To do
Go through the records below line by line, counting those that contain the word "this"; answer with the count only.

— start of Records to process —

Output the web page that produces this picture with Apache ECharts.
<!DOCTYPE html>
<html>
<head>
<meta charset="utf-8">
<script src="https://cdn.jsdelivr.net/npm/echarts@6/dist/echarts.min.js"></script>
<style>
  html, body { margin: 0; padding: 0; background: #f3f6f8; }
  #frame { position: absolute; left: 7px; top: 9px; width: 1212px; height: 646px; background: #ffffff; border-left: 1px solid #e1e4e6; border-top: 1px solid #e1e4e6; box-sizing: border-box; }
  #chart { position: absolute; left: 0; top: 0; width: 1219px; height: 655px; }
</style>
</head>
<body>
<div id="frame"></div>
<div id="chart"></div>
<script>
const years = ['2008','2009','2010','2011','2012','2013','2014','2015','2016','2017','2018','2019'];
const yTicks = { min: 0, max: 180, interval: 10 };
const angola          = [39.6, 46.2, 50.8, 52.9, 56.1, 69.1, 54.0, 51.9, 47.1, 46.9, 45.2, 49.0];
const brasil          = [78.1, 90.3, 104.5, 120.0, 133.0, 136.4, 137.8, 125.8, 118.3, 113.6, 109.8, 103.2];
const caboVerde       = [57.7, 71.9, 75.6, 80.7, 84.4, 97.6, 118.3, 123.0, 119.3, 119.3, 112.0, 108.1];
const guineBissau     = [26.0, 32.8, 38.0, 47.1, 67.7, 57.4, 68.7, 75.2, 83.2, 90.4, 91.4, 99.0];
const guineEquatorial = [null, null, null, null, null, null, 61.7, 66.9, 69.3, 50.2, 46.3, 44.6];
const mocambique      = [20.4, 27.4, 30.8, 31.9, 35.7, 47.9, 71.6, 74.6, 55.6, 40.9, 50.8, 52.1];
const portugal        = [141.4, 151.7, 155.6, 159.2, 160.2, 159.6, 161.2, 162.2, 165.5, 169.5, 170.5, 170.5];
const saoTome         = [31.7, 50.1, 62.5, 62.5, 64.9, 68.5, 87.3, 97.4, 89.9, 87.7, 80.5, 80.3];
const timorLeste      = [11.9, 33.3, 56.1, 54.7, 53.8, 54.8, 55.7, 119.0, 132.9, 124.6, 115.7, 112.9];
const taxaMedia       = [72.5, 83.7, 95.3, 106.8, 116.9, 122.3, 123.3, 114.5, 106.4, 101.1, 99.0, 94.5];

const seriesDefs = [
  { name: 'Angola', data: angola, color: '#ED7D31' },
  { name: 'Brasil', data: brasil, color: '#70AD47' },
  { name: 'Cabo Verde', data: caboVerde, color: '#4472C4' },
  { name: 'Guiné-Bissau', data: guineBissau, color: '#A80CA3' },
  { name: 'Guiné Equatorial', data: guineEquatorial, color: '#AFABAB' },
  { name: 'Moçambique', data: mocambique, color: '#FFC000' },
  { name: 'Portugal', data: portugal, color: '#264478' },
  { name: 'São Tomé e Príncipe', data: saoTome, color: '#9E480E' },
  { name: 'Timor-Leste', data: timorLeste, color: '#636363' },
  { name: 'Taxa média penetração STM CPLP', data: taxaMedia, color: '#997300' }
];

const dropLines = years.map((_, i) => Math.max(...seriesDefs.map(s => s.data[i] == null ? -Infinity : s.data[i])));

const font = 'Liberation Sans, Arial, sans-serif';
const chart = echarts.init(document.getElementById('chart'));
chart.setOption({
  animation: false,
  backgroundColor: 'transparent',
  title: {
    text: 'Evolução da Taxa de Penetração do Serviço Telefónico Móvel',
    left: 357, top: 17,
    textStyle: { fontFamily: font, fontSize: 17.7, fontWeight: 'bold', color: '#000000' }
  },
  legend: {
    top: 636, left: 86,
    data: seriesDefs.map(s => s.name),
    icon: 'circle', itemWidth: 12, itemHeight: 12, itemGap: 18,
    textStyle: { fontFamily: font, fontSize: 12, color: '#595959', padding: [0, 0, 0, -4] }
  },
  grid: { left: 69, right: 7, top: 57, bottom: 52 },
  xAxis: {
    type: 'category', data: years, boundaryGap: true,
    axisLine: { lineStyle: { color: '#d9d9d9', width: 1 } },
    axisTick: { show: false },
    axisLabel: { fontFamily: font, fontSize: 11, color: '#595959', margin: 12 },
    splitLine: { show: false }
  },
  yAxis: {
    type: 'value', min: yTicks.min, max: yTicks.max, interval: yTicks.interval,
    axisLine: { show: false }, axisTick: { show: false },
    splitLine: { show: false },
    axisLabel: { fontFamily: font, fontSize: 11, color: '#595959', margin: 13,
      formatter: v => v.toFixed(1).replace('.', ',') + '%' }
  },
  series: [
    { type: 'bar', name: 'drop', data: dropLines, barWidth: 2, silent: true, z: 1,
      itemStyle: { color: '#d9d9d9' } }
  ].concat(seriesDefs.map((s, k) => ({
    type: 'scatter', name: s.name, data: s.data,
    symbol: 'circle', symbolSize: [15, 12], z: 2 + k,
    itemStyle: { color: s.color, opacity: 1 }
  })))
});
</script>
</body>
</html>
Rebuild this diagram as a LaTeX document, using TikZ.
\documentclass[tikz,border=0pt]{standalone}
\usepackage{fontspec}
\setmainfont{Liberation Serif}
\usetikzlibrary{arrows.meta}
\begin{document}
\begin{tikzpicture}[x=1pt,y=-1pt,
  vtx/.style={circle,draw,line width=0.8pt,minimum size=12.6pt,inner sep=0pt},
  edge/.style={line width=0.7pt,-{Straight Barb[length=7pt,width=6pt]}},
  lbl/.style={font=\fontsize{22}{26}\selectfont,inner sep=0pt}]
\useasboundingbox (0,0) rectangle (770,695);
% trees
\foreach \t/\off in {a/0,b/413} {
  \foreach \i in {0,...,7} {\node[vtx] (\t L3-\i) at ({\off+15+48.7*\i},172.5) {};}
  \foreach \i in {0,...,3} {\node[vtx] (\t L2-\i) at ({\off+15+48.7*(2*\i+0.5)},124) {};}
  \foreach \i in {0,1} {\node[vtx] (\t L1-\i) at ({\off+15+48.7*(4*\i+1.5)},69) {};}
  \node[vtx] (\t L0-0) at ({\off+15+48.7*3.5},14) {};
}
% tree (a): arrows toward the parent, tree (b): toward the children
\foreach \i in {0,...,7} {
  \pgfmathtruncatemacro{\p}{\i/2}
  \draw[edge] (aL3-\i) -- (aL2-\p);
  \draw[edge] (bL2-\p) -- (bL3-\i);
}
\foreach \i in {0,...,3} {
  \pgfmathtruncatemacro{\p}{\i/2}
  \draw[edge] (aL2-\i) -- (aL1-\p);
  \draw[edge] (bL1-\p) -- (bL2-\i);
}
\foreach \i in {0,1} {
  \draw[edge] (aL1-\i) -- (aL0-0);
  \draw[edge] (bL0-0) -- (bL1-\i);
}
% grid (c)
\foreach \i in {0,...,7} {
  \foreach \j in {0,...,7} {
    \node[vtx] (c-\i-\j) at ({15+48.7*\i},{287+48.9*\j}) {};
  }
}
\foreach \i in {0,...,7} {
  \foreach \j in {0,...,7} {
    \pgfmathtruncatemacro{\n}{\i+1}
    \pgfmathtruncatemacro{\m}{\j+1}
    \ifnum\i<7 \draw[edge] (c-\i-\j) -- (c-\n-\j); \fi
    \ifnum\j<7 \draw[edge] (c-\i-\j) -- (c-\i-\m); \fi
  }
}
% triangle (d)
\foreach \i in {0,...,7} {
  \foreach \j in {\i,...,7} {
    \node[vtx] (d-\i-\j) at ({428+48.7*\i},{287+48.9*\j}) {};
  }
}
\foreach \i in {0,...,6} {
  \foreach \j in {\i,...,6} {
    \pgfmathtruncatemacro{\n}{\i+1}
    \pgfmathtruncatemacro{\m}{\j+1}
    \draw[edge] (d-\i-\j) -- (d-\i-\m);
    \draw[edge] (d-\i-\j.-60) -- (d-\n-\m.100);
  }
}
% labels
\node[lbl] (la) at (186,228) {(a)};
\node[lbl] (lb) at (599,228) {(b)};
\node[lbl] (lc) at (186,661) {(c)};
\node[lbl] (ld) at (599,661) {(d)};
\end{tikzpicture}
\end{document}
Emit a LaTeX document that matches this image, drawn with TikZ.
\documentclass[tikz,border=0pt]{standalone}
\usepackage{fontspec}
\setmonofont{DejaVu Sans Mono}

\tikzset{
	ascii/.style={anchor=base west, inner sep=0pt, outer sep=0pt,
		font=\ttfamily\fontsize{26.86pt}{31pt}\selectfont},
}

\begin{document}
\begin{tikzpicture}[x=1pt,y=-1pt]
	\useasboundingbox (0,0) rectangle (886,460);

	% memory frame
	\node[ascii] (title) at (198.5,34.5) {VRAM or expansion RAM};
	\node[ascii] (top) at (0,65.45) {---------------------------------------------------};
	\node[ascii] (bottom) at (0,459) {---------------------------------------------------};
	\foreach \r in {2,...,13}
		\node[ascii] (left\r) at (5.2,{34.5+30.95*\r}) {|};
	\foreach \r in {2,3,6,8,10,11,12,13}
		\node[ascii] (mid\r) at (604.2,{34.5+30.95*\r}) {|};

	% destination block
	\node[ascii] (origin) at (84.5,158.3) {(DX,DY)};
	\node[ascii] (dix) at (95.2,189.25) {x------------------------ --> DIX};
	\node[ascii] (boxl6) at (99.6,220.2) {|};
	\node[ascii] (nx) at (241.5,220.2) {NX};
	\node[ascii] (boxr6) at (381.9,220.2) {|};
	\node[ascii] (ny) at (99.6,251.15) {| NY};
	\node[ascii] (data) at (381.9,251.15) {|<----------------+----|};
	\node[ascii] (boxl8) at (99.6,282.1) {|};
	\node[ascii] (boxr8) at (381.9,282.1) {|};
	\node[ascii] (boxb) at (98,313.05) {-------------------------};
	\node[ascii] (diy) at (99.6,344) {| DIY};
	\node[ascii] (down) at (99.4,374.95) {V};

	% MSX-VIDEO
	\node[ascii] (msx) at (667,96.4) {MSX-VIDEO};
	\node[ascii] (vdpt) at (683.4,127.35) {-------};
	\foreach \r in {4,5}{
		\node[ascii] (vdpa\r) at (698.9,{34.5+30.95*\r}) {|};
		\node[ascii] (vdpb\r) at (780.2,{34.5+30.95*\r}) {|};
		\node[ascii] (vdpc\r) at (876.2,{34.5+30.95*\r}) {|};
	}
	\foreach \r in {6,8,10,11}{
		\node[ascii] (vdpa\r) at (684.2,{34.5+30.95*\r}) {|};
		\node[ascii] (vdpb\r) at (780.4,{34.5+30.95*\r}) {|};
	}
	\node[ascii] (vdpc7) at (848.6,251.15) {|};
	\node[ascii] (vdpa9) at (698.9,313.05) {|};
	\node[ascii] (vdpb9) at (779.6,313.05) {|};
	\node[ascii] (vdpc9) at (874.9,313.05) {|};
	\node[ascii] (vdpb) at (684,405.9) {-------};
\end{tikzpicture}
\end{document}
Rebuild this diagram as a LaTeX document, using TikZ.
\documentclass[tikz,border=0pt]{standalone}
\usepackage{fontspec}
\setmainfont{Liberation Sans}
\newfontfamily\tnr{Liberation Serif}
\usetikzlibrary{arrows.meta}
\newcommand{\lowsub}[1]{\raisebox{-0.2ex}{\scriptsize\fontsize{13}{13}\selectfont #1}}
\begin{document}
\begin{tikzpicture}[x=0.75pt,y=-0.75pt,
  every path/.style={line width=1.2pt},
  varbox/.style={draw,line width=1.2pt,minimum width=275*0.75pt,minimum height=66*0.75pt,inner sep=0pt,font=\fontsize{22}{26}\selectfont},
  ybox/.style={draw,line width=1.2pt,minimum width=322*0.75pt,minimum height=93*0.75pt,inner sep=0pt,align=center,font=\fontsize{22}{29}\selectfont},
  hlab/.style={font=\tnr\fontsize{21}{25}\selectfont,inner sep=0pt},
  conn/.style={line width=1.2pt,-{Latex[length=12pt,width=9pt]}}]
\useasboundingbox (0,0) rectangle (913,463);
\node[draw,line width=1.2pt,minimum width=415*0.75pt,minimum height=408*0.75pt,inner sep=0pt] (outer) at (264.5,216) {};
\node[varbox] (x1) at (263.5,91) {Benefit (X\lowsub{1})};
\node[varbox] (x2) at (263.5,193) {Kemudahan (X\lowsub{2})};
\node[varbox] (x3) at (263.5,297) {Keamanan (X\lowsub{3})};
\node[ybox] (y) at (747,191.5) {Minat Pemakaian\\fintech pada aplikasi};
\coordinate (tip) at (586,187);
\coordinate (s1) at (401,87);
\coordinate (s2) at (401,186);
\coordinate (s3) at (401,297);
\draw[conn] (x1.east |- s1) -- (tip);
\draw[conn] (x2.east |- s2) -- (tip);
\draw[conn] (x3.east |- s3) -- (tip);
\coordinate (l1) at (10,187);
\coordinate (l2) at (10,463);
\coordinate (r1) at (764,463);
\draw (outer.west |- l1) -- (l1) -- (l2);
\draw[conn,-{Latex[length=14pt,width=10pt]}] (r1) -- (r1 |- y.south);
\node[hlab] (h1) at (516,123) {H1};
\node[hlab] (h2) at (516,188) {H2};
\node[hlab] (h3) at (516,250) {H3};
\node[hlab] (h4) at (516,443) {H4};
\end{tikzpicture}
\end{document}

— end of Records to process —

Reply
4